Coronavirus spread at Brisbane’s Hotel Grand Chancellor ‘most likely’ from airborne transmission, experts warn
A dozen doctors have written to the Queensland Government warning that airborne disease specialists need…

A dozen doctors have written to the Queensland Government warning that airborne disease specialists need to be employed to investigate whether there was any airborne transmission of the UK strain of coronavirus at Brisbane’s Hotel Grand Chancellor.
Cardiologists, anaesthetists, general practitioners, nurses and physicians signed the letter, asking for aerosol scientists and occupational hygienist to be engaged, along with a heating, ventilation and air-conditioning (HVAC) expert, if they haven’t been already.
“We believe experts from these three fields have an important role to play in elucidating the cause of viral spread both within the hotel, and in future planning for all hotel quarantine around Australia, and could piece together an important piece of this puzzle for the nation,” the letter reads.
Australian Institute of Occupational Hygienists president Kate Cole said the group would use science and engineering to make sure that control measures were in place.

“We’re really the science behind the safety,” she said.
“We need to address and accept the risk of aerosol spread or airborne transmission, because that’s a key piece that’s missing here.
“No amount of reviewing CCTV footage is going to pick that up.

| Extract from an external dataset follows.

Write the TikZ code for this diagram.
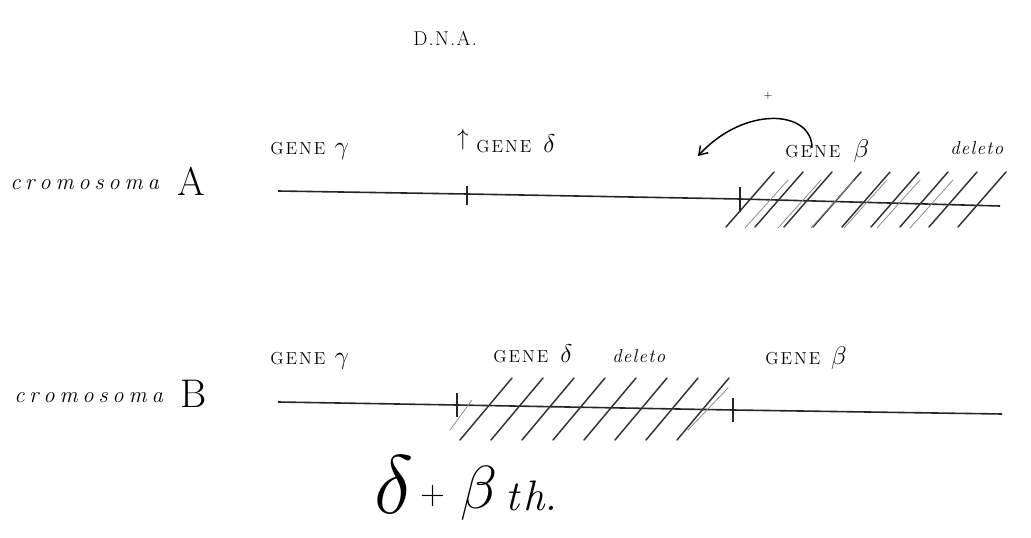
\documentclass[tikz,border=0pt]{standalone}
\usepackage{fontspec}
\usetikzlibrary{arrows.meta,calc}
% greek gene letters, a little larger than the capitals
\newcommand{\gk}[1]{\scalebox{1.6}{$#1$}}
% hand-spaced words
\newcommand{\genew}{G\kern1.5pt E\kern1.5pt N\kern1.5pt E}
\newcommand{\cromw}{c\kern3.6pt r\kern3.6pt o\kern3.6pt m\kern3.6pt o\kern3.6pt s\kern3.6pt o\kern3.6pt m\kern3.6pt a}
\newcommand{\delw}{d\kern1pt e\kern1pt l\kern1pt e\kern1pt t\kern1pt o}
\begin{document}
\begin{tikzpicture}[x=0.75pt,y=-0.75pt,
  strand/.style={line width=1.2pt, black!85},
  bound/.style={line width=1.3pt, black!85},
  hatch/.style={line width=1.1pt, black!80, line cap=round},
  genelbl/.style={font=\fontsize{13}{15}\selectfont, anchor=base west, inner sep=0pt},
  chromlbl/.style={font=\fontsize{17}{19}\selectfont\itshape, anchor=base west, inner sep=0pt},
  dellbl/.style={font=\fontsize{14}{16}\selectfont\itshape, anchor=base west, inner sep=0pt},
  bigletter/.style={font=\fontsize{30}{32}\selectfont, anchor=base west, inner sep=0pt}]
\useasboundingbox (0,0) rectangle (1031,538);

% title
\node[font=\fontsize{15}{17}\selectfont, anchor=base west, inner sep=0pt] (title) at (413,46) {D\kern1pt.\kern1pt N\kern1pt.\kern1pt A\kern1pt.};

% ---------- chromosome A ----------
\node[chromlbl] (chrA) at (10,190) {\cromw};
\node[bigletter] (letA) at (177,196) {A};

\coordinate (A0) at (278,191);
\coordinate (A1) at (467,194);
\coordinate (A2) at (740,199);
\coordinate (A3) at (1000,206);
\draw[strand] (A0) -- (A1) -- (A2) -- (A3);
\draw[bound] ($(A1)+(0,-8)$) -- ($(A1)+(0,11)$);
\draw[bound] ($(A2)+(0,-12)$) -- ($(A2)+(0,13)$);

% deleted beta region
\foreach \i in {0,...,8}
  \draw[hatch] (726+29*\i,227) -- (774+29*\i,172);
\foreach \i in {0,...,5}
  \draw[hatch, black!45, line width=0.6pt] (745+33*\i,228) -- (788+33*\i,180);

\node[genelbl] (gAg) at (270,155) {\genew\hspace{7pt}\gk{\gamma}};
\node[font=\fontsize{16}{18}\selectfont, inner sep=0pt] (upA) at (463,140) {$\uparrow$};
\node[genelbl] (gAd) at (476,153) {\genew\hspace{9pt}\gk{\delta}};
\node[genelbl] (gAb) at (785,158) {\genew\hspace{10pt}\gk{\beta}};
\node[dellbl] (delA) at (950,155) {\delw};

% fusion arrow over the beta gene
\coordinate (arrS) at (812,148);
\coordinate (arrE) at (698,156);
\draw[line width=1.1pt, -{Straight Barb[length=6pt,width=8pt]}]
  (arrS) .. controls (812,110) and (745,105) .. (arrE);
\node[font=\fontsize{8}{9}\selectfont, inner sep=0pt] (plus) at (768,96) {+};

% ---------- chromosome B ----------
\node[chromlbl] (chrB) at (14,402) {\cromw};
\node[bigletter] (letB) at (180,407) {B};

\coordinate (B0) at (278,402);
\coordinate (B1) at (457,405);
\coordinate (B2) at (733,410);
\coordinate (B3) at (1002,414);
\draw[strand] (B0) -- (B1) -- (B2) -- (B3);
\draw[bound] ($(B1)+(0,-12)$) -- ($(B1)+(0,12)$);
\draw[bound] ($(B2)+(0,-12)$) -- ($(B2)+(0,12)$);

% deleted delta region
\foreach \i in {0,...,7}
  \draw[hatch] (460+31*\i,440) -- (512+31*\i,378);
\draw[hatch, black!45, line width=0.6pt] (450,430) -- (472,400);
\draw[hatch, black!45, line width=0.6pt] (688,430) -- (728,388);

\node[genelbl] (gBg) at (270,364) {\genew\hspace{7pt}\gk{\gamma}};
\node[genelbl] (gBd) at (493,362) {\genew\hspace{9pt}\gk{\delta}};
\node[dellbl] (delB) at (612,362) {\delw};
\node[genelbl] (gBb) at (765,364) {\genew\hspace{8pt}\gk{\beta}};

% phenotype: delta-beta thalassaemia
\node[anchor=base west, inner sep=0pt] (phD) at (374,513) {\scalebox{3}{\fontsize{20}{22}\selectfont$\delta$}};
\node[anchor=base west, inner sep=0pt] (phP) at (420,504) {\scalebox{1.6}{\fontsize{16}{18}\selectfont+}};
\node[anchor=base west, inner sep=0pt] (phB) at (460,508) {\scalebox{2.2}{\fontsize{20}{22}\selectfont$\beta$}};
\node[anchor=base west, inner sep=0pt, font=\fontsize{32}{34}\selectfont\itshape] (phT) at (505,510) {t\kern3pt h.};
\end{tikzpicture}
\end{document}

Occupational and environmental physician David Allen said he did not understand why the Government had not already engaged occupational hygienists like Ms Cole.
“There’s an ongoing concern amongst a lot of health professionals that the Government isn’t acting on the possibility of aerosol transmission of COVID-19,” Dr Allen said.
“Other agencies internationally, like the CDC [Centre for Disease Control and Prevention in the US] and the ECDC [European Centre for Disease Prevention and Control], have acknowledged that aerosol transmission is a thing, so I don’t understand why our Government hasn’t acted upon it, but it’s definitely a risk.”
The Hotel Grand Chancellor was evacuated and shut on Wednesday after a spread of the UK variant on its seventh floor.
A major investigation is underway into what caused the cluster that’s so far infected four returned travellers at the hotel, as well as a hotel cleaner and her partner.
‘Surgical masks don’t cut it’
Dr Allen said the current protocols in place paled in comparison with the standards upheld in the private sector, and that the use of surgical masks was ineffective.
“For instance, workers operating a machine that sweeps dust at a factory would be wearing a P2 fit-tested respirator for just dust, but we have healthcare workers dealing with COVID-19 issued with surgical masks,” Dr Allen said.
“Surgical masks … don’t provide a seal, they don’t stop aerosol transmission, and yet patients, doctors and healthcare workers looking at the COVID patients were wearing surgical masks.
“I found it shocking that the healthcare institutions weren’t better protecting their workforce.”
Dr Allen said health authorities focussed too heavily on contact rather than aerosol spread and needed to look at every avenue of transmission.
“It’s like a pilot flying a plane. He doesn’t say the risk of that happening is only 10 per cent, so we can just deal with the other 90 per cent,” he said.
“That’s not how it works in safety.
“You look at every risk, and you deal with it using a precautionary principle, you don’t just ignore it.
“I would engage aerosol scientist in occupational hygiene as a matter of urgency.”
Queensland Health has been contacted for comment on whether occupational hygienists or aerosol scientists are engaged in the investigation.